Un episodio, questo, che ricorda quello delle nozze di Cana, narrato nel vangelo di Giovanni 2,1-11 e, come quello che segue, ci testimonia come nei racconti popolari, la figura del santo di Assisi fosse sempre più assimilata a quella di Gesù stesso. “O fosse allora o in altro tempo – prosegue Angeloni, che riprende le cronache di Marco da Lisbona – che caduto nella medesima  città un muro sopra un giovanetto, che morì, entrò Francesco in quella casa, dove se ne faceva il pianto; e giunto al cataletto, preso il giovane per un braccio chiamollo a nome, e quegli resuscitato, come se dal sonno si foste desto, profetizzandogli, che senza aver prole dalla moglie vivrebbe, come seguì”.

Lo storico racconta anche che in seguito i ternani avevano edificato sette chiese francescane “cioè due dei minori, una dei conventuali, una dei cappuccini, con due monasteri di monache, e un’altra chiesa e convento sopra il monte  dedicata alla santissima Trinità col nome di Romita vecchia, e pure cappuccini vi dimorano, dove si ha tradizione, che tal fiata vi stanziasse san Francesco”.  

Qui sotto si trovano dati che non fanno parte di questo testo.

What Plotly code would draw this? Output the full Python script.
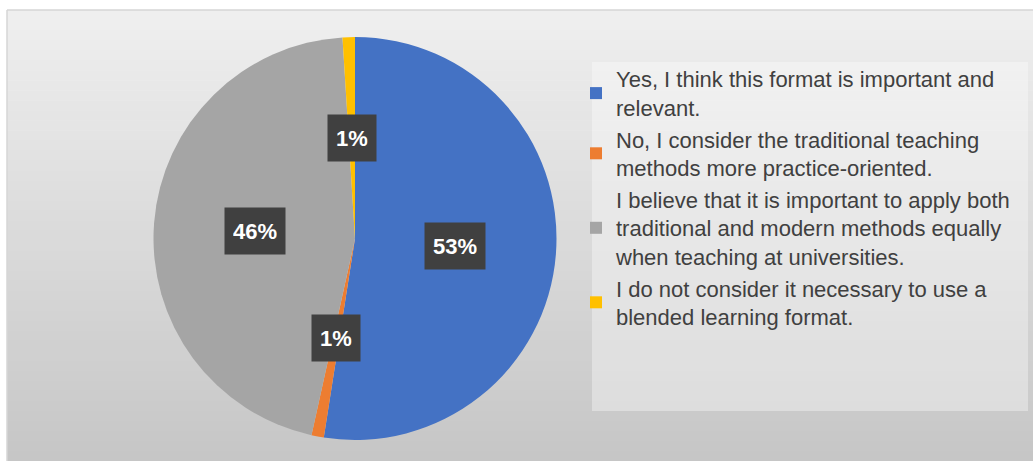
import math
import plotly.graph_objects as go

# ---- data ----
categories = [
    "Yes, I think this format is important and<br>relevant.",
    "No, I consider the traditional teaching<br>methods more practice-oriented.",
    "I believe that it is important to apply both<br>traditional and modern methods equally<br>when teaching at universities.",
    "I do not consider it necessary to use a<br>blended learning format.",
]
values = [53, 1, 46, 1]  # percent
colors = ["#4472C4", "#ED7D31", "#A5A5A5", "#FFC000"]

# ---- layout geometry ----
W, H = 1033, 461
cx, cy, R = 355, 238.5, 201.5

fig = go.Figure()
fig.add_trace(go.Pie(
    labels=categories,
    values=values,
    sort=False,
    direction="clockwise",
    rotation=0,
    marker=dict(colors=colors, line=dict(width=0)),
    textinfo="none",
    hoverinfo="label+value",
    domain=dict(x=[(cx - R) / W, (cx + R) / W], y=[1 - (cy + R) / H, 1 - (cy - R) / H]),
))

# background gradient panel
shapes = []
top, bottom, left = 10, H, 7
nb = 45
c0, c1 = 0xEF, 0xC6
for i in range(nb):
    y0 = top + (bottom - top) * i / nb
    y1 = top + (bottom - top) * (i + 1) / nb + 0.6
    c = round(c0 + (c1 - c0) * (i + 0.5) / nb)
    shapes.append(dict(type="rect", xref="paper", yref="paper", layer="below",
                       x0=left / W, x1=1, y0=1 - y1 / H, y1=1 - y0 / H,
                       fillcolor=f"rgb({c},{c},{c})", line=dict(width=0)))
# panel border (top, left)
shapes.append(dict(type="line", xref="paper", yref="paper", layer="below",
                   x0=left / W, x1=1, y0=1 - top / H, y1=1 - top / H,
                   line=dict(color="#d6d6d6", width=1.5)))
shapes.append(dict(type="line", xref="paper", yref="paper", layer="below",
                   x0=left / W, x1=left / W, y0=0, y1=1 - top / H,
                   line=dict(color="#d6d6d6", width=1.5)))
# legend box
shapes.append(dict(type="rect", xref="paper", yref="paper", layer="below",
                   x0=592 / W, x1=1028 / W, y0=1 - 411 / H, y1=1 - 62 / H,
                   fillcolor="rgba(255,255,255,0.35)", line=dict(width=0)))

# data labels
annotations = []
total = sum(values)
cum = 0
for v in values:
    mid = (cum + v / 2) / total
    th = 2 * math.pi * mid
    px = cx + 0.5 * R * math.sin(th)
    py = cy - 0.5 * R * math.cos(th)
    annotations.append(dict(
        x=px / W, y=1 - py / H, xref="paper", yref="paper",
        text=f"<b>{v}%</b>", showarrow=False,
        font=dict(family="Liberation Sans", size=22, color="white"),
        bgcolor="#404040", borderpad=8, height=30, valign="middle",
        xanchor="center", yanchor="middle",
    ))
    cum += v

fig.update_layout(
    width=W, height=H,
    margin=dict(l=0, r=0, t=0, b=0),
    paper_bgcolor="white",
    plot_bgcolor="white",
    shapes=shapes,
    annotations=annotations,
    showlegend=True,
    legend=dict(
        x=576 / W, xanchor="left", y=1 - 58 / H, yanchor="top",
        bgcolor="rgba(0,0,0,0)",
        font=dict(family="Liberation Sans", size=22, color="#404040"),
        valign="middle", itemwidth=30, tracegroupgap=0,
    ),
)

fig.write_html("out.html")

Conservato gelosamente, quel pietrone sul quale era salito il santo quel giorno del 1213 di fronte a San Cristoforo viene collocato prima nella chiesa di San Francesco, poi torna nella sede originaria per ospitare la statua che ricorda oggi l’evento, accanto alla vecchia chiesetta di San Cristoforo e di fronte a quella nuova, edificata negli anni sessanta.